JuiceFS costs are more transparent and user-controlled:
- Object storage costs.
- Metadata engine costs: self-hosted or fully managed metadata service (independent database or JuiceFS Enterprise Edition metadata engine).
- No mandatory intermediate tier or data flow surcharges.
- For cost-sensitive, read-heavy, write-heavy, or multi-cloud scenarios, JuiceFS typically incurs lower incremental costs than S3 Files.
Summary
Amazon S3 Files adopts a storage architecture that uses Amazon EFS as a high-performance metadata and caching layer on top of S3. By preserving direct object-to-file mapping without chunking, it enables zero-to-minimal migration access to existing S3 buckets through the standard NFS protocol. The built-in bidirectional sync between the file system view and S3, combined with sub-millisecond latency for active working sets, makes S3 Files very suitable for AWS-native interactive workloads, agentic AI tools, and scenarios where teams need to mount existing S3 data as a shared file system without code changes or data copying.
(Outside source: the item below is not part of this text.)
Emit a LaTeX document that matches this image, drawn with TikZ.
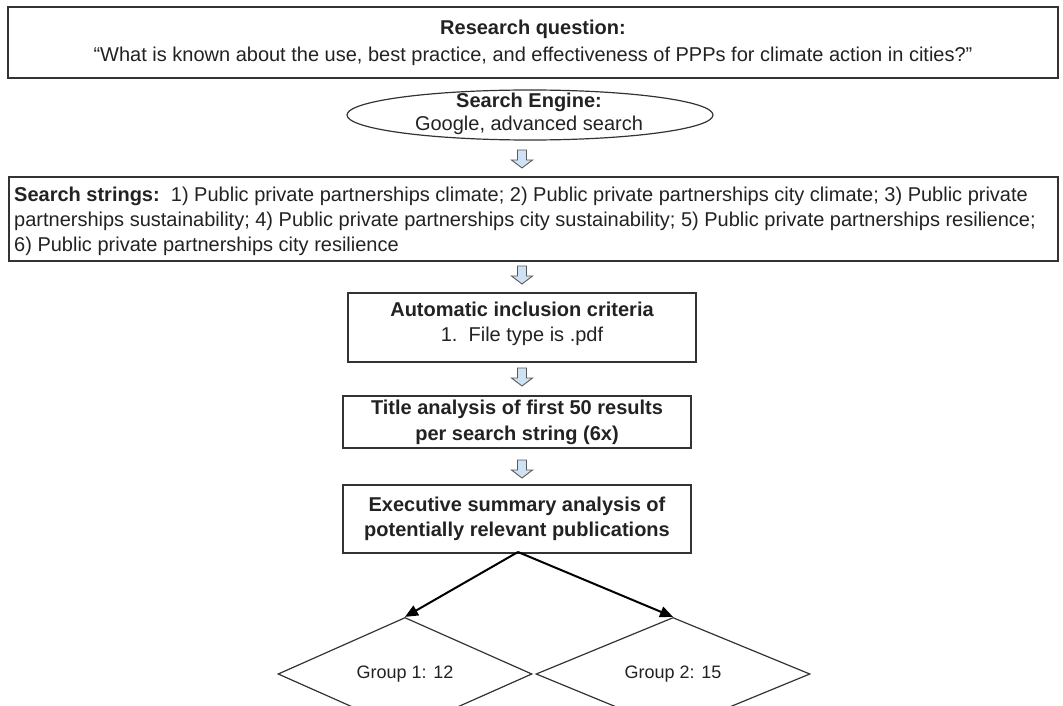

JuiceFS supports tens of object storage backends, including AWS S3, Azure Blob, Google Cloud Storage, MinIO, and Alibaba Cloud OSS, as well as HDFS and local disks as data storage engines. It supports popular databases such as Redis, Valkey, TiKV, MySQL, MariaDB, PostgreSQL, and SQLite as metadata storage engines. The JuiceFS Enterprise Edition also offers a proprietary, highly scalable distributed metadata engine. JuiceFS provides a standard POSIX file system interface through FUSE, a Java API for Hadoop ecosystems that can directly replace HDFS, and a Kubernetes CSI Driver for container persistent storage. By splitting files into smaller blocks and decoupling metadata from data, JuiceFS enables efficient random writes, fast directory operations, and strong consistency without write amplification. JuiceFS is a file system designed for enterprise-level distributed data storage scenarios. It is widely used in various scenarios such as big data analytics, AI/ML training, agentic AI tools, multi-cloud and hybrid cloud deployments, container shared storage, and high-performance computing.